In criticizing those like Rep. Ron Paul, R-Texas, who has called for the Fed to be disbanded and for the country to return to the gold standard - so our currency is actually based on something of value - Lowenstein lectures about who is controlling our money supply.
"We have, indeed, fiat money, convertible into foreign exchange and regulated, not always successfully, with the intent of maintaining (or not too quickly depreciating) the dollar's purchasing power," Mr. Lowenstein admits. "And if money is a unit of value, it is hard to conceive of a yardstick better than purchasing power. ... [I]n any monetary system, some authority must fix either the price of money or the supply (my emphasis)."
Mr. Lowenstein writes that the Fed was created "to be a banker to the nation's banks, controlling the money supply and, thus, the value of the currency." He goes on to ask, rhetorically, just who else could regulate the value of our money save a powerful central bank designed just for that role.
Let's examine that, and other, questions raised by the Times article.
For starters, it was never the founder's intent that a central bank be in charge of something as important as the nation's money supply and monetary policy. That power was vested in Congress. Per Article I, Section 8: "Congress shall have the power ... to coin money, regulate the value thereof..."
And what an awesome power that is to have. Consider thoughts on this by Murray N. Rothbard, once an economist and academic advisor for the libertarian Ludwig von Mises Institute: "The Federal Reserve System virtually controls the nation's monetary system, yet it is accountable to no one. It has no budget; it is subject to no audit; and no congressional committee knows of, or can truly supervise, its operations."
That doesn't sound like Congress has much to say about it these days, does it?
There is also this. The Fed's actions have increasingly led to a lowering in value of our dollar, which means it takes more of them to buy things. That's Inflation 101, isn't it? Yet isn't one of the Fed's primary roles, according to Mr. Lowenstein, to raise our purchasing power and control inflation? So what gives? Why would an institute specifically established to keep our currency valuable and stable implement measures that would cause the opposite affect?
David Gordon, a book reviewer with the Ludwig von Mises Institute and a student of Austrian economics expert Murray N. Rothbard, explains it this way:
"An increase in the supply of money does not increase real wealth, since money is used only in exchange. ... If an increase in the supply of money does not increase real wealth, why have governments continually resorted to inflation? Rothbard's response involves another fundamental insight of Austrian economics.
Inflation does not affect everyone equally; quite the contrary, those who first obtain new money gain a great advantage, since they can purchase goods and services before most people become aware that the purchasing power of money has fallen.
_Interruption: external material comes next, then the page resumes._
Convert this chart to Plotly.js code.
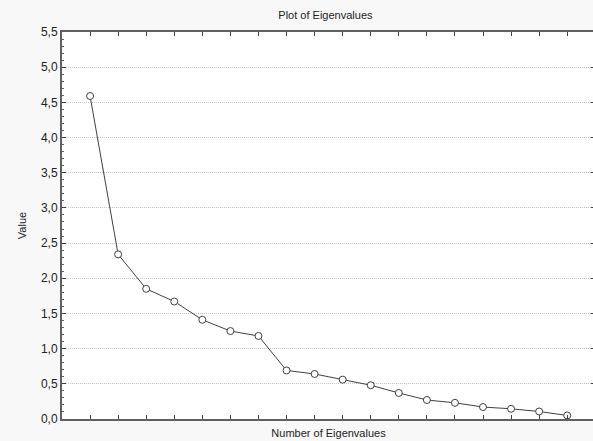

Inflation is thus a form of counterfeiting. If Rothbard is correct, the entire basis of modern deposit banking, the fractional-reserve system, is a type of counterfeiting that must be abolished. Under present arrangements, 'the Fed has the well-nigh absolute power to determine the money supply if it so wishes.'"
Mr. Lowenestein waxes poetic about the Fed's role as the appropriate gatekeeper of the nation's money supply, as well as sole arbiter of its value. But such a system is capricious and arbitrary; without anything tangible, like gold and silver, in which to base the value of our money, it essentially is what the Fed says it is.
Who's benefitting from that? Wouldn't it have to be the Fed?
It sure isn't the average American, who has seen his wealth decline over the past decade as the dollar has waned.